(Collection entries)

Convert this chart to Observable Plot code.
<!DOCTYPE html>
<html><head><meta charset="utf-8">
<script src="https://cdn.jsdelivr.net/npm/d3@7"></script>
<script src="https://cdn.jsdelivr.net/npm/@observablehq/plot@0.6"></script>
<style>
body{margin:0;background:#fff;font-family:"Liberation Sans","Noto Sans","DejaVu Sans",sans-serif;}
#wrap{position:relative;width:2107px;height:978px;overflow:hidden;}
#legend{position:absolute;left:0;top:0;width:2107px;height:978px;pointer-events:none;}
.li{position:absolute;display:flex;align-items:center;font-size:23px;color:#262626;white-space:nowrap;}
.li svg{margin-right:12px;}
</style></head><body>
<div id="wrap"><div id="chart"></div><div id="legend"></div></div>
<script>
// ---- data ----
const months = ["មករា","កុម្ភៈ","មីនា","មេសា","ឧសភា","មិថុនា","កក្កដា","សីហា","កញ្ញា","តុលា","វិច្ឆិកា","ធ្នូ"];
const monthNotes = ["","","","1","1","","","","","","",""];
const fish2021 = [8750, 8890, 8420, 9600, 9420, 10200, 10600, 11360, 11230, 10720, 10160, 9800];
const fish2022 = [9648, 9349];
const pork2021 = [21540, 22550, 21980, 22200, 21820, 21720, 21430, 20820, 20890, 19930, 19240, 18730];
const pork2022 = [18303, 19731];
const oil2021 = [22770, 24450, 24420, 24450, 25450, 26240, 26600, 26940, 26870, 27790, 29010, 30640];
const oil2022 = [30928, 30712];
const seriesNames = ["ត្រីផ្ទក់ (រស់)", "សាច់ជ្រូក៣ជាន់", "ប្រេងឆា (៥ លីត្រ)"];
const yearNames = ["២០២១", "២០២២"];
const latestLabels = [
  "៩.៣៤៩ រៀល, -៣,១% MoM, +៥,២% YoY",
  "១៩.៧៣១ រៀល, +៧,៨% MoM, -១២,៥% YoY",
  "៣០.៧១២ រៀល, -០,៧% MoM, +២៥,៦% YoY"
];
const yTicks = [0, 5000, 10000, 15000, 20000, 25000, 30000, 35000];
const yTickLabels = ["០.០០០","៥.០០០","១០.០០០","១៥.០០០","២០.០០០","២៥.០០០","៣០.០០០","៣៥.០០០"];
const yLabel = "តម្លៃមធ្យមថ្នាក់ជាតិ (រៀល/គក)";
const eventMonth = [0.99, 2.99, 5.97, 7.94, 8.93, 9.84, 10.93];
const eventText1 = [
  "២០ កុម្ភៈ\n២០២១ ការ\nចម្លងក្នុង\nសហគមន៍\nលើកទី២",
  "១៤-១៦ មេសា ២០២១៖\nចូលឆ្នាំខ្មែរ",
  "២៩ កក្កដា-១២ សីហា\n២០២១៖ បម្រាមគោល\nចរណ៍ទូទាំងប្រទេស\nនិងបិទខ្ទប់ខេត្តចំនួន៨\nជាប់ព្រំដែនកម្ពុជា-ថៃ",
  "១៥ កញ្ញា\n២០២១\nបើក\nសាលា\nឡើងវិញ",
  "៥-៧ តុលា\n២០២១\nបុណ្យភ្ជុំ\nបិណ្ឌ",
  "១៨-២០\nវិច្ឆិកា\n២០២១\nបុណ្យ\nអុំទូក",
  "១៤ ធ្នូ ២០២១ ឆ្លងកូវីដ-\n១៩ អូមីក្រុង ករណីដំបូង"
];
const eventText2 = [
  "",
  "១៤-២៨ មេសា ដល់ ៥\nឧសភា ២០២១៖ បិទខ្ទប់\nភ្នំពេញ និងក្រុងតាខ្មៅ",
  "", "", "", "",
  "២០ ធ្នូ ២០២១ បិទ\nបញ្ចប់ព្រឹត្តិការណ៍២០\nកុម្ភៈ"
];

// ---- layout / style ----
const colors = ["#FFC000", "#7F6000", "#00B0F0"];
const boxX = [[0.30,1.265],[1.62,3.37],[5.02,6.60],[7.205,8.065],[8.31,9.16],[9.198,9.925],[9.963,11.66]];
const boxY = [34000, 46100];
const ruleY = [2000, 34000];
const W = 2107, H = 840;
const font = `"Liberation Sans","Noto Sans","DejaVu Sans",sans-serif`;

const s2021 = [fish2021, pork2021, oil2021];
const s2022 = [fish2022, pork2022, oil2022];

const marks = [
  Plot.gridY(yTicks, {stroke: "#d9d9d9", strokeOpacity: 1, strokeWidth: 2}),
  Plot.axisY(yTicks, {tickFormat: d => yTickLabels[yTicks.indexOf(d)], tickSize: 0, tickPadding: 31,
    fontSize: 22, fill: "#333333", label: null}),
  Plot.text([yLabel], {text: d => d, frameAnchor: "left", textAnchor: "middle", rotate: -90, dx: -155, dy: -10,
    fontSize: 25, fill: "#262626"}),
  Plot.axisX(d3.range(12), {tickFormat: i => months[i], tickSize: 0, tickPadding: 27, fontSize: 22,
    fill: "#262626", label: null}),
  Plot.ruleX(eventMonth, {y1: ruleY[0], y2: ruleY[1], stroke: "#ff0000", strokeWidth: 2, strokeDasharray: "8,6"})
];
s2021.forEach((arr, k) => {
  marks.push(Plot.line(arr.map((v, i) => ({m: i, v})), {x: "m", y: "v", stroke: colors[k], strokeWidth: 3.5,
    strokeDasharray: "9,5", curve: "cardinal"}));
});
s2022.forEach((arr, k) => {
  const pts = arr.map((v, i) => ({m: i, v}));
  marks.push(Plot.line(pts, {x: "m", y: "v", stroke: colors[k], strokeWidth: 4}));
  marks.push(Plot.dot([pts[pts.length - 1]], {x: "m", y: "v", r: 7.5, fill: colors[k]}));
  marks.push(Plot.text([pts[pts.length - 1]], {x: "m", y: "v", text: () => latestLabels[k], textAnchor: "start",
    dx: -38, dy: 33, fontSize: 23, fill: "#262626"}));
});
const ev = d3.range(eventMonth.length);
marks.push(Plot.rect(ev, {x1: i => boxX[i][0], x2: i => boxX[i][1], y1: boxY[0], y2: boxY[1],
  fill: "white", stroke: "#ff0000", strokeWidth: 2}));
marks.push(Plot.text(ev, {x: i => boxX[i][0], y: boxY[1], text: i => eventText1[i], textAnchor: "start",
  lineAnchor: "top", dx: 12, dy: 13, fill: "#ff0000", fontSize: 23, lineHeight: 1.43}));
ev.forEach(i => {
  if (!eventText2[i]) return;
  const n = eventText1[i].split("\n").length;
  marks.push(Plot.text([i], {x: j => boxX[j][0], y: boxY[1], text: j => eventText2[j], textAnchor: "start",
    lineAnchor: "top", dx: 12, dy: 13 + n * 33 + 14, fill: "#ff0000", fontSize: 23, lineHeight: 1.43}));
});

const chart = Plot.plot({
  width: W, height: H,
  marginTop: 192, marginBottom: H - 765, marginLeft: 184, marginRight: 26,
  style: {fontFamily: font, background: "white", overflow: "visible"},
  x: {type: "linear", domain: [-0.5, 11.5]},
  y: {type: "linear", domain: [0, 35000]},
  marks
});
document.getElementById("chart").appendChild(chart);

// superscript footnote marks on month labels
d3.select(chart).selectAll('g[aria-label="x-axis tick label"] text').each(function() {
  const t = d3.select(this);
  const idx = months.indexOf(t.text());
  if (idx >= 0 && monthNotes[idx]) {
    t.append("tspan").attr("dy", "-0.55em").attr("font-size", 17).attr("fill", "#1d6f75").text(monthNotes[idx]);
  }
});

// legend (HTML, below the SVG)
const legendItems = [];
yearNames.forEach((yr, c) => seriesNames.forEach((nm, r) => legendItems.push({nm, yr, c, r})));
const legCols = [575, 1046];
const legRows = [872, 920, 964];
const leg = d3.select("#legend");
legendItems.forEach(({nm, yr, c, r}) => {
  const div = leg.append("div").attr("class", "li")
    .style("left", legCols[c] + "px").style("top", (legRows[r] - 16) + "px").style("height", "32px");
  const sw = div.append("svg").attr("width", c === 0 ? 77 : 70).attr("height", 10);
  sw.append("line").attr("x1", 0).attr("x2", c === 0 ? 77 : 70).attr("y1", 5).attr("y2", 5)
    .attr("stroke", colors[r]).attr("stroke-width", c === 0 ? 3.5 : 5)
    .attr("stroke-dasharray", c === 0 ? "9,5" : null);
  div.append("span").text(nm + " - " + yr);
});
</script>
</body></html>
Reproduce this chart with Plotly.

The task | In the records above, how many lines include "chart"? Give that number and nothing more.

Answer | 6